Vamos deitar no sofá e enquadrar as nossas reações em preto e branco. Vamos nos estender para pegar o bonde andando e nos conhecer na porta de um café. Vamos fazer convites indecentes que morrem na boca quando a gente se encontra. Vamos fazer sexo na chuva sem morrer de frio. Vamos fazer demônios de neve no calor e passear por quartos escuros sem pânico nenhum. Vamos achar o culpado pela fotografia e pedir para revelar a foto pra gente. Vamos torcer para que nos enquadrem em cenas diferentes e que não cortem o nosso laço. Vamos começar tudo do final pra dar um ar não linear à nossa narrativa.

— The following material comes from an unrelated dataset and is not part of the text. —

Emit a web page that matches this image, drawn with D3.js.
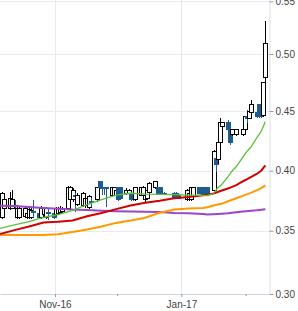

Vamos morrer de amores e comprar venenos. Vamos falar de política e nos rebelar contra um sistema bem em frente ao computador. Vamos ser da década de 20, de agora ou do futuro. Vamos prever catástrofes e usá-las no nosso romance ficcional. Vamos juntar as crianças numa mesa de jantar e usar roupas elegantes. Vamos sufocar um ao outro com o travesseiro e justificar com um lance passional clássico de algum movimento psicodélico. Vamos chamar um diretor ultrapassado para contar a nossa história. Vamos ser minimalistas ou dramáticos, meu bem?

Vamos deixar a câmera pra lá e nos preocupar mais com o movimento do seu cabelo. Vamos dar as mãos e escalar a Torre Eiffel como quem sobe escadas. Vamos viajar no tempo para recuperar o nosso início quando os créditos do fim estiverem quase subindo. Vamos grafitar nossos nomes na pele para que todos saibam quem nós não somos quando a cortina abrir. Vamos deixar essa estrutura engessada para lá e nos divertir com tudo isso. Pegue o seu vestido, o meu paletó retrô e a felicidade de bastidores que as histórias não contam. Taque fogo no roteiro e no set de gravação para fugir da rotina. Esperneie se os seguranças não deixarem você levar os nossos fãs de mentirinha. Suba o prédio mais alto e arrisque a vida lá de cima. Deixe uma carta no meu portão e vá embora sozinha. Vamos supor que você esteja com tédio em casa e leia a minha proposta de vida. A gente pode seguir esse script ou fazer uns barcos para deixar à deriva. Vamos marcar amanhã e conhecer minha família. Eu me apresento pra sua casa e você pra minha. Vamos torcer para que a gente se encontre por aí algum dia. E daí vamos fazer um filme.